Word for word, give the material below again, minus any images.

### Dataset section ###

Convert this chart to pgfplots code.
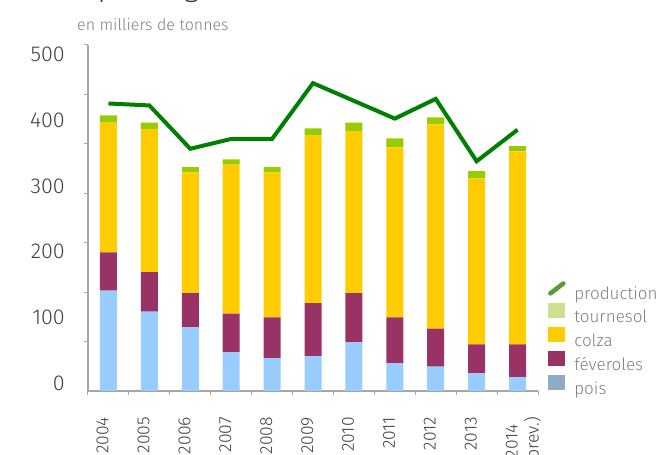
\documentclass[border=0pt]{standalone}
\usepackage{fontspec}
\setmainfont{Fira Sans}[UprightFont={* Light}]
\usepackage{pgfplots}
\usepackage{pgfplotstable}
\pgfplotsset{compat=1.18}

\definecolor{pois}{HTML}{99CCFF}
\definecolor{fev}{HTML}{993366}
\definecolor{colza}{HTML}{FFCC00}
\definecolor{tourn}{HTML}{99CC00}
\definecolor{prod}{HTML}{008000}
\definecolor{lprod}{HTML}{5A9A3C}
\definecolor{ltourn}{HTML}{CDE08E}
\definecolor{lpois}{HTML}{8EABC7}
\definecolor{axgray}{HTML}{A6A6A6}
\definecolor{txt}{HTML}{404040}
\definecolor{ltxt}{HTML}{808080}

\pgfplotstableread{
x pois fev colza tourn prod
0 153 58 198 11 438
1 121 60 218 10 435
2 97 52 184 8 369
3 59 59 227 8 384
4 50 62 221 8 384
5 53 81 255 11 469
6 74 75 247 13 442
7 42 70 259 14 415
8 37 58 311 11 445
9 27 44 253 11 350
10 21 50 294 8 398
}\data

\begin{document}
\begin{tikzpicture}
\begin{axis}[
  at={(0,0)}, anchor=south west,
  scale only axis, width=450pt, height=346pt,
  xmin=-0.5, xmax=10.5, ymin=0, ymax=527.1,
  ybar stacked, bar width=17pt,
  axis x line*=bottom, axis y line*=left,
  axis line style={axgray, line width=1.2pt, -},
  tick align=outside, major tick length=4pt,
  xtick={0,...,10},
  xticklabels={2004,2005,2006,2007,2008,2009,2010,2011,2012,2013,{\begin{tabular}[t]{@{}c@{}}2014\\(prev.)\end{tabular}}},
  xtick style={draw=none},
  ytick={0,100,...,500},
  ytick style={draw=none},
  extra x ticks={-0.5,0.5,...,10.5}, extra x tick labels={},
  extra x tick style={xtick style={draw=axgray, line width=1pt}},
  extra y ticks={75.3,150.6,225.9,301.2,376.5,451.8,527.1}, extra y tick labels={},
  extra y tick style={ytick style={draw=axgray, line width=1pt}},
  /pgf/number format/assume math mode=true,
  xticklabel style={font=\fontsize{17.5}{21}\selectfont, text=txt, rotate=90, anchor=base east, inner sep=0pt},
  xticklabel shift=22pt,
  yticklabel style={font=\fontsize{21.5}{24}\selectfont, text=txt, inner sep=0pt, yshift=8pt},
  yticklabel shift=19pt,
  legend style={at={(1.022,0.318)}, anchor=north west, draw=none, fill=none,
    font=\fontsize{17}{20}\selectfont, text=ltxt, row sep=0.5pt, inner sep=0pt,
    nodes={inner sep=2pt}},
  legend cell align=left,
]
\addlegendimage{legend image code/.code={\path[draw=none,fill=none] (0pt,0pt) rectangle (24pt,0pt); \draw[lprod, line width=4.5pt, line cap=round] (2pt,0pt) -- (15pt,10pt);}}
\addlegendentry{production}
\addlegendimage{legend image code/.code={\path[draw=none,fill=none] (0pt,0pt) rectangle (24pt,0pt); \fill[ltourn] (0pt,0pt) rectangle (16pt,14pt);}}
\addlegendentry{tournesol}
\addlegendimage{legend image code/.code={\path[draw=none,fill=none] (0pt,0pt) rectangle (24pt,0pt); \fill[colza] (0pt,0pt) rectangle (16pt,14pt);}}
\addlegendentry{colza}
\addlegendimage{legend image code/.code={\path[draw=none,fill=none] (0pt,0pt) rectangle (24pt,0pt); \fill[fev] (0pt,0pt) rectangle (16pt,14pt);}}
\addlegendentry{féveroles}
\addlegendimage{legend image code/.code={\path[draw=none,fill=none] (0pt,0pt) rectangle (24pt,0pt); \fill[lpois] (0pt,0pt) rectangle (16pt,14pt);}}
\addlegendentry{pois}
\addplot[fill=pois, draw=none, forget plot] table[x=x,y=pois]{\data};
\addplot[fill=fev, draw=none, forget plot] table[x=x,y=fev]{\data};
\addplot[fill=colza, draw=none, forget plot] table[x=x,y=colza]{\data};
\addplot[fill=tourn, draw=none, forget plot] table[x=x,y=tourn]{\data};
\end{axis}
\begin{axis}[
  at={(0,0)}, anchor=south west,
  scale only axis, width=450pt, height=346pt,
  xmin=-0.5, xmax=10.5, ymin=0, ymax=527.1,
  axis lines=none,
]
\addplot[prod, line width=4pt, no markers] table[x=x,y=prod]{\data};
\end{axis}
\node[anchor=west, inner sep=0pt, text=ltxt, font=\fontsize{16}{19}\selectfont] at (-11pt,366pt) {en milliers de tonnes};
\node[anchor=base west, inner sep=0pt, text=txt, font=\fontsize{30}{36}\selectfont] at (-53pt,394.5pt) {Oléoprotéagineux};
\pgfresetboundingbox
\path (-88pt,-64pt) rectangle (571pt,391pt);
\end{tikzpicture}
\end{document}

###

> _Result below_
Convert this chart to pgfplots code.
\documentclass[border=0pt]{standalone}
\usepackage{fontspec}
\setmainfont{Fira Sans}[UprightFont={* Light}]
\usepackage{pgfplots}
\usepackage{pgfplotstable}
\pgfplotsset{compat=1.18}

\definecolor{pois}{HTML}{99CCFF}
\definecolor{fev}{HTML}{993366}
\definecolor{colza}{HTML}{FFCC00}
\definecolor{tourn}{HTML}{99CC00}
\definecolor{prod}{HTML}{008000}
\definecolor{lprod}{HTML}{5A9A3C}
\definecolor{ltourn}{HTML}{CDE08E}
\definecolor{lpois}{HTML}{8EABC7}
\definecolor{axgray}{HTML}{A6A6A6}
\definecolor{txt}{HTML}{404040}
\definecolor{ltxt}{HTML}{808080}

\pgfplotstableread{
x pois fev colza tourn prod
0 153 58 198 11 438
1 121 60 218 10 435
2 97 52 184 8 369
3 59 59 227 8 384
4 50 62 221 8 384
5 53 81 255 11 469
6 74 75 247 13 442
7 42 70 259 14 415
8 37 58 311 11 445
9 27 44 253 11 350
10 21 50 294 8 398
}\data

\begin{document}
\begin{tikzpicture}
\begin{axis}[
  at={(0,0)}, anchor=south west,
  scale only axis, width=450pt, height=346pt,
  xmin=-0.5, xmax=10.5, ymin=0, ymax=527.1,
  ybar stacked, bar width=17pt,
  axis x line*=bottom, axis y line*=left,
  axis line style={axgray, line width=1.2pt, -},
  tick align=outside, major tick length=4pt,
  xtick={0,...,10},
  xticklabels={2004,2005,2006,2007,2008,2009,2010,2011,2012,2013,{\begin{tabular}[t]{@{}c@{}}2014\\(prev.)\end{tabular}}},
  xtick style={draw=none},
  ytick={0,100,...,500},
  ytick style={draw=none},
  extra x ticks={-0.5,0.5,...,10.5}, extra x tick labels={},
  extra x tick style={xtick style={draw=axgray, line width=1pt}},
  extra y ticks={75.3,150.6,225.9,301.2,376.5,451.8,527.1}, extra y tick labels={},
  extra y tick style={ytick style={draw=axgray, line width=1pt}},
  /pgf/number format/assume math mode=true,
  xticklabel style={font=\fontsize{17.5}{21}\selectfont, text=txt, rotate=90, anchor=base east, inner sep=0pt},
  xticklabel shift=22pt,
  yticklabel style={font=\fontsize{21.5}{24}\selectfont, text=txt, inner sep=0pt, yshift=8pt},
  yticklabel shift=19pt,
  legend style={at={(1.022,0.318)}, anchor=north west, draw=none, fill=none,
    font=\fontsize{17}{20}\selectfont, text=ltxt, row sep=0.5pt, inner sep=0pt,
    nodes={inner sep=2pt}},
  legend cell align=left,
]
\addlegendimage{legend image code/.code={\path[draw=none,fill=none] (0pt,0pt) rectangle (24pt,0pt); \draw[lprod, line width=4.5pt, line cap=round] (2pt,0pt) -- (15pt,10pt);}}
\addlegendentry{production}
\addlegendimage{legend image code/.code={\path[draw=none,fill=none] (0pt,0pt) rectangle (24pt,0pt); \fill[ltourn] (0pt,0pt) rectangle (16pt,14pt);}}
\addlegendentry{tournesol}
\addlegendimage{legend image code/.code={\path[draw=none,fill=none] (0pt,0pt) rectangle (24pt,0pt); \fill[colza] (0pt,0pt) rectangle (16pt,14pt);}}
\addlegendentry{colza}
\addlegendimage{legend image code/.code={\path[draw=none,fill=none] (0pt,0pt) rectangle (24pt,0pt); \fill[fev] (0pt,0pt) rectangle (16pt,14pt);}}
\addlegendentry{féveroles}
\addlegendimage{legend image code/.code={\path[draw=none,fill=none] (0pt,0pt) rectangle (24pt,0pt); \fill[lpois] (0pt,0pt) rectangle (16pt,14pt);}}
\addlegendentry{pois}
\addplot[fill=pois, draw=none, forget plot] table[x=x,y=pois]{\data};
\addplot[fill=fev, draw=none, forget plot] table[x=x,y=fev]{\data};
\addplot[fill=colza, draw=none, forget plot] table[x=x,y=colza]{\data};
\addplot[fill=tourn, draw=none, forget plot] table[x=x,y=tourn]{\data};
\end{axis}
\begin{axis}[
  at={(0,0)}, anchor=south west,
  scale only axis, width=450pt, height=346pt,
  xmin=-0.5, xmax=10.5, ymin=0, ymax=527.1,
  axis lines=none,
]
\addplot[prod, line width=4pt, no markers] table[x=x,y=prod]{\data};
\end{axis}
\node[anchor=west, inner sep=0pt, text=ltxt, font=\fontsize{16}{19}\selectfont] at (-11pt,366pt) {en milliers de tonnes};
\node[anchor=base west, inner sep=0pt, text=txt, font=\fontsize{30}{36}\selectfont] at (-53pt,394.5pt) {Oléoprotéagineux};
\pgfresetboundingbox
\path (-88pt,-64pt) rectangle (571pt,391pt);
\end{tikzpicture}
\end{document}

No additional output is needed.